Curated by Fieldgate Gallery
Reviewed by Daniela Cascella in Frieze Magazine on 01/05/12: frieze.com/shows/review/john-wynne
Private View: Thursday 5 April, 6-9pm
Exhibition Continues: April 7th – April 29th
Friday to Sunday 12-6pm, or by appointment
This is John Wynne’s first solo show in London since his acclaimed installation for 300 speakers, pianola and vacuum cleaner at Beaconsfield Gallery in 2009 (subsequently shown at the Saatchi Gallery). From what Charles Darwent in the Independent described as the ‘frail monumentalism’ of that work to the delicate intimacy of Hearing Loss, which uses only the self-induced feedback from 6 hearing aids left behind when his father died, Wynne’s work invariably draws our attention to the act of listening.
As Brandon LaBelle writes in the Journal of Visual Culture, Wynne’s installation practice ‘captures the inherent promiscuity of sound to cross over between inside and outside environments, ultimately creating a sense of immediacy and also intrusion. Wynne subtly underscores how sound and listening may create points of unexpected contact, sudden awareness, and charmed resonance, to undo the lines between what we imagine as public and private. His [work] delivers a considered noise that puts disparate elements into ambient conversation.’
The new site-specific installation for Angus-Hughes and Fieldgate grows in part from ideas John began working with while doing sound for a theatre production in Toronto: ‘I don’t normally work in theatre, but I was promised enough creative freedom to make it an interesting challenge. I decided that the best way to allow room for the actors’ voices but still make the sound a powerful presence was to occupy the frequencies well above and below those of the human voice. I was also interested in exploiting the phenomenon of ‘beating’, which occurs when tones of slightly different pitch are played at the same time and alternately reinforce and cancel each other out in rhythmic patterns that can be manipulated by changing the relative frequencies, allowing me to manipulate the atmospheric tension in a continuous but almost sub-conscious way.’

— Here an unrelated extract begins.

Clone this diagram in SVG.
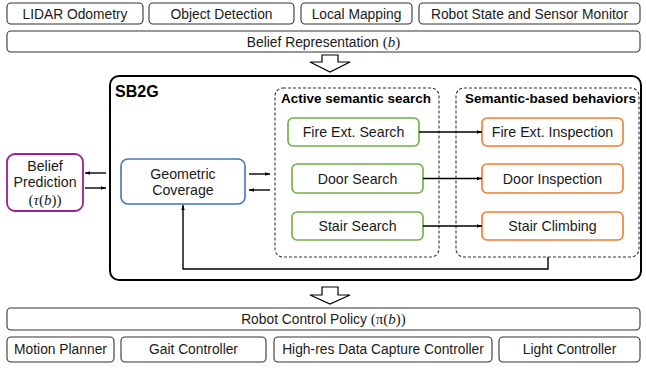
<svg xmlns="http://www.w3.org/2000/svg" width="646" height="371" viewBox="0 0 646 371">
<style>
text{font-family:"Liberation Sans",Arial,sans-serif;font-size:13.8px;fill:#1a1a1a;text-anchor:middle}
.mid{font-size:14.2px}
.m{font-family:"Liberation Serif","Times New Roman",serif;font-size:15px}
.mi{font-family:"Liberation Serif","Times New Roman",serif;font-style:italic;font-size:15px}
.plain{fill:#fff;stroke:#333;stroke-width:1.1}
.green{fill:#fff;stroke:#70AD47;stroke-width:1.6}
.orange{fill:#fff;stroke:#ED7D31;stroke-width:1.6}
.blue{fill:#fff;stroke:#4472C4;stroke-width:1.6}
.purple{fill:#fff;stroke:#9B1F96;stroke-width:1.8}
.dash{fill:none;stroke:#333;stroke-width:1.1;stroke-dasharray:3 2}
.title{font-weight:bold;font-size:13.5px;text-anchor:start;fill:#000}
.conn{fill:none;stroke:#000;stroke-width:1.4}
.hollow{fill:#fff;stroke:#000;stroke-width:1.2}
</style>
<defs>
<marker id="ah" viewBox="0 0 10 10" refX="10" refY="5" markerWidth="5" markerHeight="5" orient="auto" markerUnits="userSpaceOnUse">
<path d="M0,1.5 L10,5 L0,8.5 z" fill="#000"/>
</marker>
</defs>

<g id="lidar"><rect class="plain" x="7" y="3" width="136" height="21" rx="4"/><text x="75" y="18.5">LIDAR Odometry</text></g>
<g id="objdet"><rect class="plain" x="149" y="3" width="145" height="21" rx="4"/><text x="221.5" y="18.5">Object Detection</text></g>
<g id="localmap"><rect class="plain" x="301" y="3" width="111" height="21" rx="4"/><text x="356.5" y="18.5">Local Mapping</text></g>
<g id="robotstate"><rect class="plain" x="419" y="3" width="221" height="21" rx="4"/><text x="529.5" y="18.5">Robot State and Sensor Monitor</text></g>
<g id="belief"><rect class="plain" x="7" y="31" width="633" height="21" rx="4"/><text x="323.5" y="46.5">Belief Representation <tspan class="m">(</tspan><tspan class="mi">b</tspan><tspan class="m">)</tspan></text></g>

<g id="arrow1"><path class="hollow" d="M322,55 H338 V62 H350 L330,72 L310,62 H322 Z"/></g>

<g id="sb2g"><rect x="110" y="76" width="531" height="204" rx="9" fill="none" stroke="#000" stroke-width="2"/><text x="115" y="97" style="font-weight:bold;font-size:16px;text-anchor:start;fill:#000">SB2G</text></g>

<g id="active"><rect class="dash" x="275" y="88" width="164" height="169" rx="8"/><text class="title" x="281" y="103">Active semantic search</text></g>
<g id="behaviors"><rect class="dash" x="456" y="88" width="183" height="169" rx="8"/><text class="title" x="465" y="103">Semantic-based behaviors</text></g>

<g id="beliefpred"><rect class="purple" x="7" y="154" width="76" height="57" rx="8"/><text class="mid" x="45" y="171">Belief</text><text class="mid" x="45" y="187">Prediction</text><text x="45" y="205"><tspan class="m">(</tspan><tspan class="mi">τ</tspan><tspan class="m">(</tspan><tspan class="mi">b</tspan><tspan class="m">))</tspan></text></g>
<g id="geocov"><rect class="blue" x="121" y="159" width="124" height="45" rx="7"/><text class="mid" x="183" y="179">Geometric</text><text class="mid" x="183" y="195">Coverage</text></g>

<g id="firesearch"><rect class="green" x="288" y="118" width="131" height="28" rx="5"/><text class="mid" x="353.5" y="137">Fire Ext. Search</text></g>
<g id="doorsearch"><rect class="green" x="292" y="164" width="131" height="29" rx="5"/><text class="mid" x="357.5" y="183.5">Door Search</text></g>
<g id="stairsearch"><rect class="green" x="292" y="212" width="131" height="28" rx="5"/><text class="mid" x="357.5" y="231">Stair Search</text></g>
<g id="fireinsp"><rect class="orange" x="482" y="118" width="141" height="28" rx="5"/><text class="mid" x="552.5" y="137">Fire Ext. Inspection</text></g>
<g id="doorinsp"><rect class="orange" x="482" y="164" width="141" height="29" rx="5"/><text class="mid" x="552.5" y="183.5">Door Inspection</text></g>
<g id="stairclimb"><rect class="orange" x="482" y="212" width="141" height="28" rx="5"/><text class="mid" x="552.5" y="231">Stair Climbing</text></g>

<g id="arrow2"><path class="hollow" d="M322,287 H338 V295 H350 L330,304 L310,295 H322 Z"/></g>

<g id="policy"><rect class="plain" x="7" y="308" width="633" height="22" rx="4"/><text x="323.5" y="324">Robot Control Policy <tspan class="m">(π(</tspan><tspan class="mi">b</tspan><tspan class="m">))</tspan></text></g>
<g id="motion"><rect class="plain" x="7" y="337" width="107" height="25" rx="4"/><text x="60.5" y="354">Motion Planner</text></g>
<g id="gait"><rect class="plain" x="121" y="337" width="145" height="25" rx="4"/><text x="193.5" y="354">Gait Controller</text></g>
<g id="highres"><rect class="plain" x="274" y="337" width="218" height="25" rx="4"/><text x="383" y="354">High-res Data Capture Controller</text></g>
<g id="light"><rect class="plain" x="499" y="337" width="141" height="25" rx="4"/><text x="569.5" y="354">Light Controller</text></g>

<g id="connectors">
<line class="conn" x1="106" y1="173" x2="85" y2="173" marker-end="url(#ah)"/>
<line class="conn" x1="85" y1="188" x2="106" y2="188" marker-end="url(#ah)"/>
<line class="conn" x1="249" y1="174" x2="270" y2="174" marker-end="url(#ah)"/>
<line class="conn" x1="270" y1="190" x2="249" y2="190" marker-end="url(#ah)"/>
<line class="conn" x1="419" y1="132" x2="482" y2="132" marker-end="url(#ah)"/>
<line class="conn" x1="423" y1="178.5" x2="482" y2="178.5" marker-end="url(#ah)"/>
<line class="conn" x1="423" y1="226" x2="482" y2="226" marker-end="url(#ah)"/>
<path class="conn" d="M548,257 V269 H183 V205" marker-end="url(#ah)"/>
</g>
</svg>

These ideas led to Installation no. 1 for high and low frequencies at the Rochelle School Gallery in 2011. This work also built on ideas about the relationships between interior and exterior sound explored in the installation for 300 speakers. Low tones were tuned to the resonant frequencies of the space and both low and high sounds were created in situ to reflect specific attributes (sometimes timbre, sometimes pitch or rhythm) of the existing sound environment – not by imitating or sampling, but by creating sounds that seem to either anticipate or temporally extend the indeterminate ambient soundscape. The effect is to make the walls of the space seem acoustically translucent, drawing the sounds from outside into the space and making them part of the piece to the extent that visitors often can’t tell if sounds are coming from within the gallery or from outside. Working with very low frequencies also offers the opportunity to discover what sounds the building itself can contribute when stirred by long wavelengths that are more felt than heard.